Malgré les efforts des trois
interviewers, l’animateur Laurent Ruquier et ses deux chroniqueurs,
Natacha Polony et Aymeric Caron, qui avaient potassé les dossiers
très complexes dans lesquels apparaît Takieddine, n’ont pas
réussi à empêcher l’homme d’affaires de transformer l’émission
en tribune à sa thèse et pour sa défense.
En venant dans l’émission, Ziad
Takieddine savait qu’il pouvait mettre les téléspectateurs et les
rieurs de son côté, à condition de se contrôler et de sortir
quelques petites phrases sans doute soigneusement préparées avec
son avocat, du type : « Je veux que la France sauve son honneur »...
Il lui fallait surtout éviter à tout
prix de reproduire les images désastreuses de son interview, l’an
dernier, avec un journaliste de l’émission « Special
investigation » de Canal +, au cours de laquelle il avait pété un
câble et insulté son interviewer.
Aux questions sur sa fortune personnelle
en France, estimée à quelque 40 millions d’euros sur lesquels il
n’aurait quasiment pas payé d’impôts, Takieddine répond
calmement avec un démenti que bercy peu très facilement confirmer
ou infirmé.
« 400 millions d’euros
de Kadhafi à Sarkozy »
Au cours de l’émission, l’homme de
l’ombre, qui est sous le coup de trois mises en examen pour
blanchiment d’argent, pour complicité et recel d’abus de biens
sociaux et pour faux témoignage, par L’Etat français, a lancé
quelques affirmations :
-
il confirme bien que l’attentat de
Karachi, qui a coûté la vie à onze ingénieurs français de
l’armement en 2002, était bien lié à l’arrêt du paiement des
rétrocommissions françaises « à des généraux pakistanais ».
-
il a réaffirmé, comme il l’a dit
récemment à la justice, avoir vu les preuves d’un financement
occulte de la campagne de Sarkozy de 2007 par la Libye de Kadhafi, à
hauteur de 400 millions d’euros, et que ces preuves, sous forme de
vidéos, de CD et de documents, seraient dans un coffre hors de
France en attendant que la justice française les demande.
-
il a affirmé avoir organisé « de A
à Z » la libération des infirmières bulgares détenues en Libye,
que Cécilia Sarkozy et Claude Guéant étaient allés récupérer à
Tripoli, premier gros
succès diplomatique de Nicolas Sarkozy en 2007, mais ajoute, contre
toute évidence, qu’il n’a pas négocié les contrats de vente
de matériel
de surveillance français à la Libye, et dit qu’il n’a pas
touché un centime de son implication en Libye.
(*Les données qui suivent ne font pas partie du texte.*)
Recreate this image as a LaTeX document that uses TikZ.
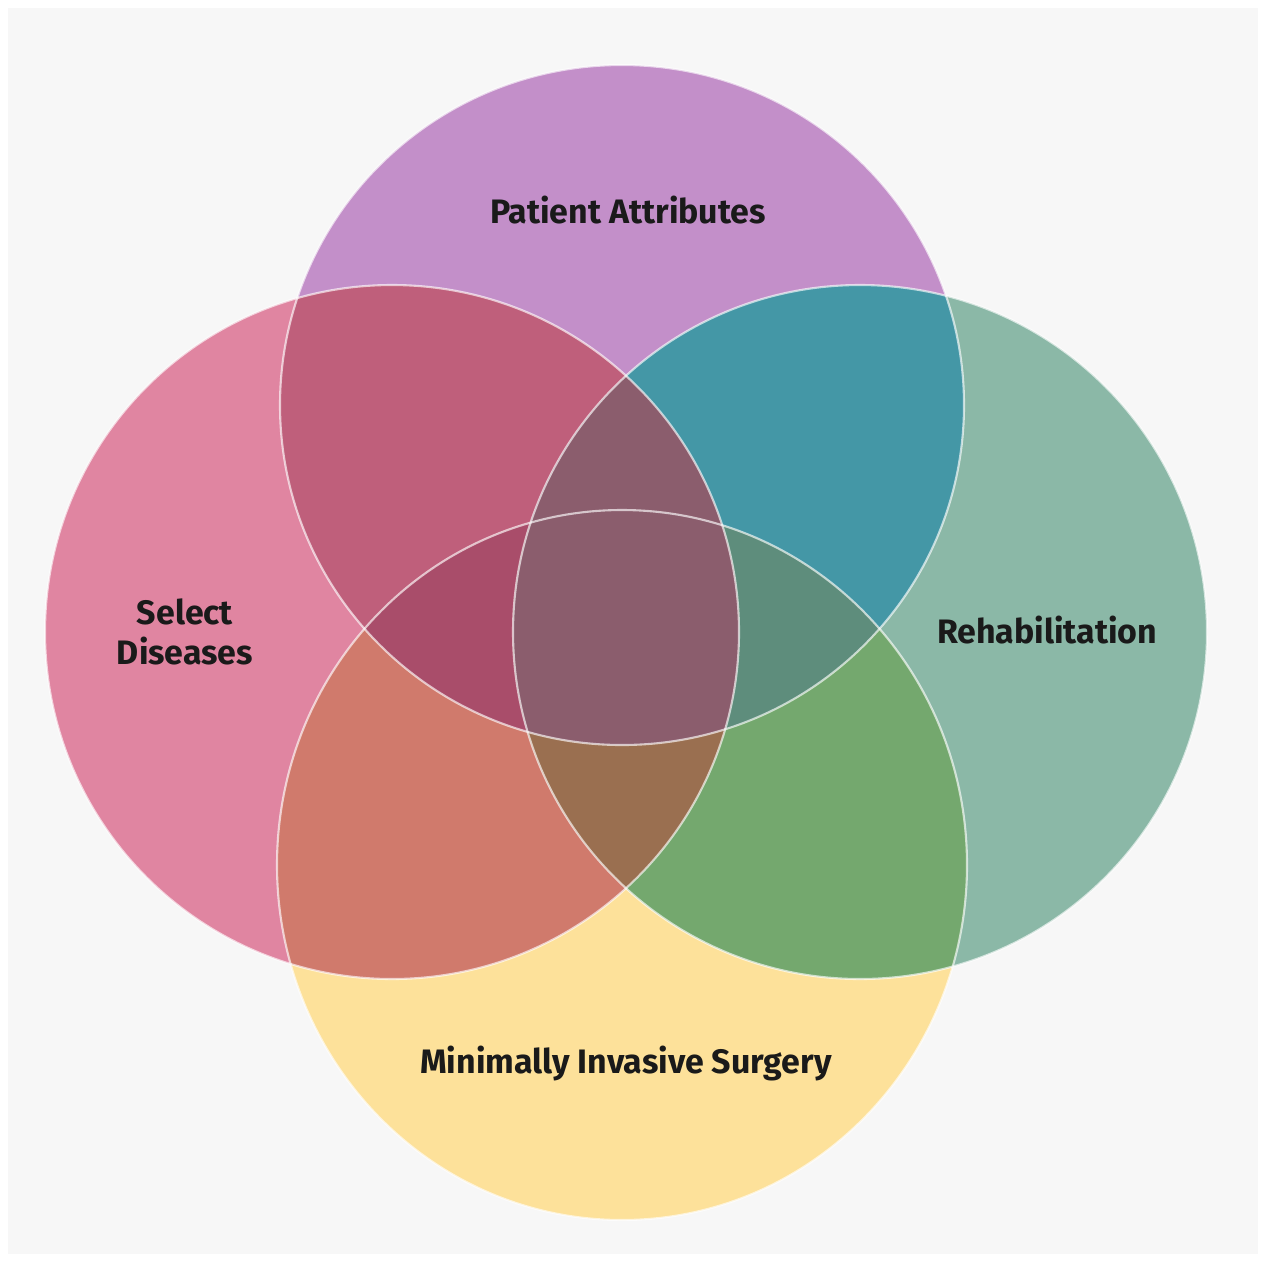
\documentclass[tikz,border=0pt]{standalone}
\usepackage{fontspec}
\newfontfamily\vennfont{Fira Sans}
\usetikzlibrary{positioning}

\definecolor{bgGray}{HTML}{F7F7F7}
\definecolor{patientCol}{HTML}{C38FC9}
\definecolor{diseaseCol}{HTML}{E085A1}
\definecolor{rehabCol}{HTML}{8BB8A7}
\definecolor{surgeryCol}{HTML}{FDE19A}
\definecolor{pdCol}{HTML}{BF5F7B}
\definecolor{prCol}{HTML}{4497A6}
\definecolor{dsCol}{HTML}{D07A6C}
\definecolor{rsCol}{HTML}{74A86E}
\definecolor{pdrCol}{HTML}{8B5D6D}
\definecolor{pdsCol}{HTML}{A94D6A}
\definecolor{prsCol}{HTML}{5E8D7C}
\definecolor{drsCol}{HTML}{9A6F50}
\definecolor{textCol}{HTML}{1A1A1A}

% the four sets, in pixel units
\newcommand\patientset{(622,405) ellipse [x radius=342, y radius=340]}
\newcommand\diseaseset{(392,632) circle [radius=347]}
\newcommand\rehabset{(860,632) circle [radius=347]}
\newcommand\surgeryset{(622,865) ellipse [x radius=345, y radius=355]}

\tikzset{
  lbl/.style={font=\vennfont\bfseries\fontsize{19.3}{22.8}\selectfont, text=textCol, inner sep=0pt},
  rim/.style={draw=white, draw opacity=0.65, line width=1.2pt}
}

\begin{document}
\begin{tikzpicture}[x=0.02cm, y=-0.02cm]
\useasboundingbox (0,0) rectangle (1266,1262);
\fill[white] (0,0) rectangle (1266,1262);
\fill[bgGray] (8,8) rectangle (1258,1254);

% single sets
\fill[patientCol] \patientset;
\fill[surgeryCol] \surgeryset;
\fill[diseaseCol] \diseaseset;
\fill[rehabCol] \rehabset;

% pairs
\begin{scope} \clip \patientset; \fill[pdCol] \diseaseset; \end{scope}
\begin{scope} \clip \patientset; \fill[prCol] \rehabset; \end{scope}
\begin{scope} \clip \surgeryset; \fill[dsCol] \diseaseset; \end{scope}
\begin{scope} \clip \surgeryset; \fill[rsCol] \rehabset; \end{scope}

% triples (the middle one last)
\begin{scope} \clip \patientset; \clip \diseaseset; \fill[pdsCol] \surgeryset; \end{scope}
\begin{scope} \clip \patientset; \clip \rehabset; \fill[prsCol] \surgeryset; \end{scope}
\begin{scope} \clip \diseaseset; \clip \rehabset; \fill[drsCol] \surgeryset; \end{scope}
\begin{scope} \clip \patientset; \clip \diseaseset; \fill[pdrCol] \rehabset; \end{scope}

% rims
\draw[rim] \patientset;
\draw[rim] \surgeryset;
\draw[rim] \diseaseset;
\draw[rim] \rehabset;

\node[lbl] (patient) at (628,210) {Patient Attributes};
\node[lbl, align=center] (disease) at (185,632) {Select\\Diseases};
\node[lbl] (rehab) at (1047,630) {Rehabilitation};
\node[lbl] (surgery) at (626,1063) {Minimally Invasive Surgery};
\end{tikzpicture}
\end{document}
Au passage, Ziad Takieddine a lancé
quelques phrases définitives sur la France corrompue, la France
foutue, la France « Etat mafieux » qui n’arrive « plus à rien
vendre » depuis cinq ans.
Vraisemblablement, cette longue
prestation de Ziad Takieddine est un mélange d’éléments
authentiques et de petits et gros arrangements avec la vérité, au
gré de ses intérêts judiciaires, il est mis en examen et sera
peut-être jugé un jour par une administration d’un état parti
civil.
Et surtout d’un énorme règlement de
compte avec ses ex-associés dans les bas-fonds de notre République,
tous issus de la mouvance Balladur-Sarkozy.
La recherche de la vérité aura sans
doute beaucoup progressé au cours de cette heure d’entretien dans
une émission tardive mais très populaire ou la télévision
publique sort véritablement grandie de cet exercice qui aurait peut
être mérité un cadre plus sérieux . Le débat contradictoire aura
lieu dans les pretoires de la justice française .
On ne peut s’empêcher de repenser à
cette photo-symbole des années SARKOSY/Takieddine : un
Jean-François Copé dans la piscine de son très grand ami, homme
des contrats de l’ombre de France , de la visite d’état
surréaliste du colonel Gadhafi en France.